We have gone from what really were very small community-focused organizations to institutions that have grown in their sophistication. CDFIs have become more strategic about how they structure their balance sheets and where they are accessing debt and equity, not only from the CDFI Fund, but also from philanthropy, impact investors, and banks.

Q: What are some of the themes that you think are going to be impacting CDFIs generally over the next several years?

Scott: We are going to have to keep an eye on funding. We have been very fortunate with the CDFI Fund being funded at a new high level, but who knows what could happen in this environment, especially with cash cuts competing with spending.

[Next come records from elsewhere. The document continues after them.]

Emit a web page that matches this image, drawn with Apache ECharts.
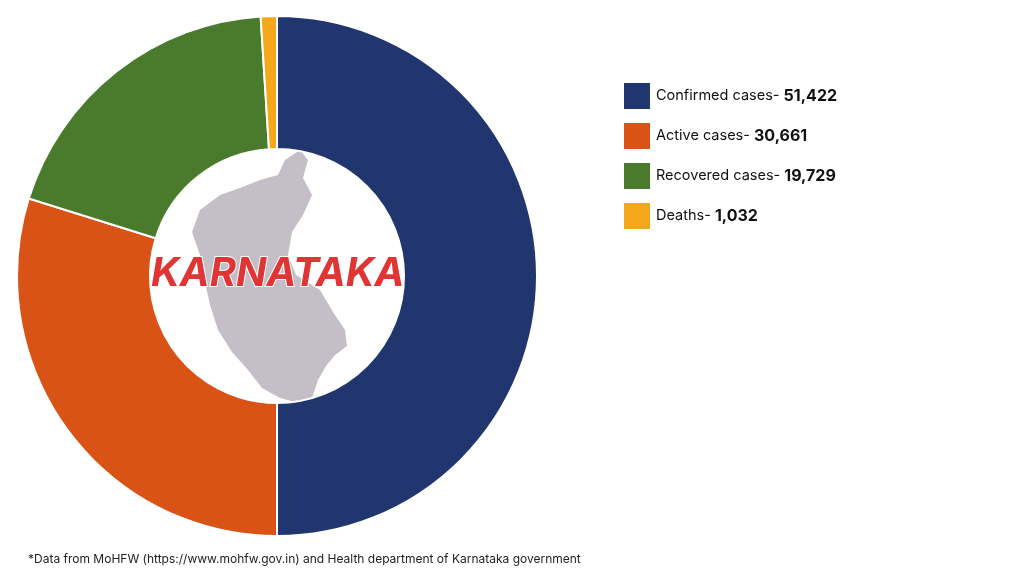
<!DOCTYPE html>
<html><head><meta charset="utf-8">
<script src="https://cdn.jsdelivr.net/npm/echarts@6/dist/echarts.min.js"></script>
<style>html,body{margin:0;padding:0;background:#fff}#c{width:1024px;height:576px}</style>
</head><body><div id="c"></div>
<script>
const categories = ["Confirmed cases", "Active cases", "Recovered cases", "Deaths"];
const values = [51422, 30661, 19729, 1032];
const labels = ["51,422", "30,661", "19,729", "1,032"];
const colors = ["#21356e", "#d95316", "#4a7a2c", "#f5a81c"];

const chart = echarts.init(document.getElementById('c'));
// rough decorative outline of the state map
const mapPts = [[300,150],[308,160],[303,178],[312,195],[303,215],[292,232],[288,255],[296,275],[320,290],[333,312],[345,330],[347,346],[335,355],[326,366],[318,380],[312,398],[295,402],[280,398],[262,388],[248,370],[232,352],[218,330],[210,305],[205,282],[200,255],[192,232],[200,210],[220,195],[240,188],[260,180],[278,175],[285,160]];
chart.setOption({
  animation: false,
  legend: {
    orient: 'vertical', left: 617, top: 76, itemWidth: 28, itemHeight: 28, itemGap: 10,
    icon: 'rect',
    data: categories,
    formatter: n => '{a|' + n + '- }{b|' + labels[categories.indexOf(n)] + '}',
    textStyle: { rich: { a: { fontSize: 14.5, color: '#111', fontFamily: 'Inter' }, b: { fontSize: 16, fontWeight: 'bold', color: '#111', fontFamily: 'Inter' } } }
  },
  graphic: [
    { type: 'polygon', shape: { points: mapPts }, style: { fill: '#c4bfc6' }, z: 1 },
    { type: 'text', left: 150, top: 253, style: { text: 'KARNATAKA', fill: '#e03535', font: 'italic bold 40px Inter', stroke: '#fff', lineWidth: 2 }, z: 2 },
    { type: 'text', left: 28, top: 553, style: { text: '*Data from MoHFW (https://www.mohfw.gov.in) and Health department of Karnataka government', fill: '#222', font: '12px Inter' } }
  ],
  series: [{
    type: 'pie', center: [277, 276], radius: [127, 260], startAngle: 90, clockwise: true,
    label: { show: false }, labelLine: { show: false },
    itemStyle: { borderColor: '#fff', borderWidth: 2 },
    data: categories.map((c, i) => ({ name: c, value: values[i], itemStyle: { color: colors[i] } }))
  }]
});
</script></body></html>
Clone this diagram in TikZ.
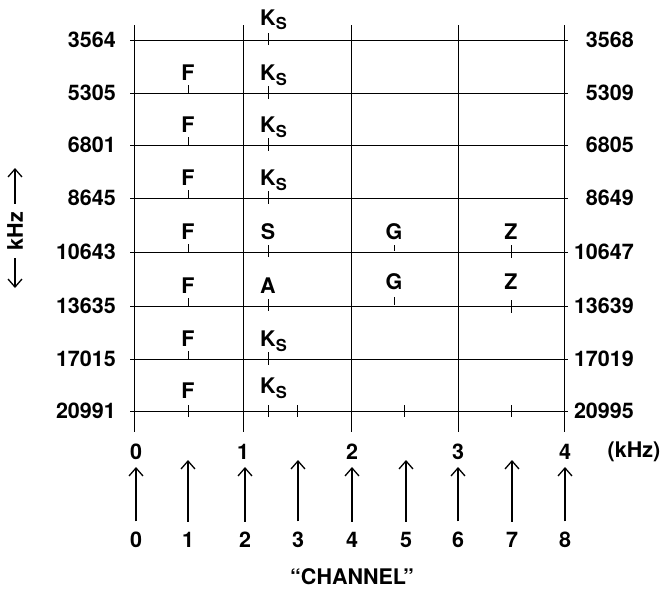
\documentclass[tikz,border=0pt]{standalone}
\usepackage{fontspec}
\setmainfont{TeX Gyre Heros}
\usetikzlibrary{arrows.meta}

% K with a lowered small S
\newcommand{\KsMark}{K\rlap{\raisebox{-5pt}{\fontsize{16.5}{16.5}\selectfont S}}}

\tikzset{
  gridline/.style={line width=1pt},
  tickline/.style={line width=1pt},
  lbl/.style={inner sep=0pt, font=\fontsize{21.5}{24}\selectfont\bfseries},
  sig/.style={lbl, anchor=base},
  uparrow/.style={line width=1.3pt, -{Straight Barb[length=8pt,width=14pt]}},
}

\begin{document}
\begin{tikzpicture}[x=1pt,y=-1pt]
\useasboundingbox (0,0) rectangle (662,589);

% vertical grid lines at 0..4 kHz
\foreach \x in {134,243,351,458,564}
  \draw[gridline] (\x,25) -- (\x,432);

% horizontal lines with frequency labels on both sides
\foreach \y/\l/\r [count=\i] in {40/3564/3568, 93/5305/5309, 145/6801/6805,
    198/8645/8649, 252/10643/10647, 306/13635/13639, 359/17015/17019, 411/20991/20995} {
  \draw[gridline] (130,\y) -- (568,\y);
  \node[lbl, anchor=east] (L\i) at (116,\y) {\l};
  \node[lbl, anchor=east] (R\i) at (634,\y) {\r};
}

% row 1: Ks only
\draw[tickline] (268,33) -- (268,45);
\node[sig] (K1) at (268,25) {\KsMark};

% rows with F and Ks
\foreach \y/\i in {93/2, 145/3, 198/4, 359/7} {
  \draw[tickline] (188,\y-8) -- (188,\y);
  \draw[tickline] (268,\y-7) -- (268,\y+6);
  \node[sig] (F\i) at (188,\y-13) {F};
  \node[sig] (K\i) at (268,\y-13) {\KsMark};
}

% row 5: F, S, G, Z
\draw[tickline] (188,244) -- (188,252);
\draw[tickline] (268,245) -- (268,257);
\draw[tickline] (394,245) -- (394,251);
\draw[tickline] (511,245) -- (511,258);
\node[sig] (F5) at (188,239) {F};
\node[sig] (S5) at (268,239) {S};
\node[sig] (G5) at (394,239) {G};
\node[sig] (Z5) at (511,239) {Z};

% row 6: F, A, G, Z
\draw[tickline] (188,298) -- (188,306);
\draw[tickline] (268,299) -- (268,311);
\draw[tickline] (394,297) -- (394,305);
\draw[tickline] (511,300) -- (511,313);
\node[sig] (F6) at (188,293) {F};
\node[sig] (A6) at (268,293) {A};
\node[sig] (G6) at (394,289) {G};
\node[sig] (Z6) at (511,289) {Z};

% row 8: F, Ks and the channel ticks
\foreach \x in {188,268,297,404,511}
  \draw[tickline] (\x,405) -- (\x,417);
\node[sig] (F8) at (188,398) {F};
\node[sig] (K8) at (268,393) {\KsMark};

% kHz scale
\foreach \x/\n in {136/0, 243/1, 352/2, 458/3, 565/4}
  \node[lbl] (k\n) at (\x,452) {\n};
\node[lbl] (kunit) at (634,452) {(kHz)};

% channel numbers and arrows
\foreach \x/\n/\t in {136/0/467, 188/1/460, 245/2/467, 298/3/460, 352/4/467,
    406/5/460, 458/6/467, 512/7/460, 565/8/467} {
  \node[lbl] (ch\n) at (\x,539.5) {\n};
  \coordinate (tip\n) at (\x,\t);
  \draw[uparrow, shorten <=10pt] (ch\n.north) -- (tip\n);
}
\node[lbl] (chan) at (352,577) {“CHANNEL”};

% vertical frequency axis
\node[lbl, rotate=90] (kz) at (15,231) {kHz};
\coordinate (upTip) at (15,168);
\coordinate (downTip) at (15,288);
\draw[uparrow, shorten <=8pt] (kz.east) -- (upTip);
\draw[uparrow, shorten <=8pt] (kz.west) -- (downTip);
\end{tikzpicture}
\end{document}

Additionally, there is an emphasis on coverage in parts of the country that do not have a lot of CDFI presence. That means the South and the Southeast. It means the central plains states, Native American country, a lot of the border territories, places that have just not been well served by CDFIs. I think that something that all CDFIs are going to have to pay attention to.

We know that this country has a huge wealth gap that has continued to grow, specifically considering astounding statistics on the percentage of people in the United States who have a hard time scraping up more than $500 for any emergency situation.

The areas that I mentioned are particularly underserved and just not getting any traction at all. We need to pay attention to the growing tensions in communities of color and ways that we can help build wealth for those who do not have economic mobility. I think we can help influence capacity and be in places where others are not at present.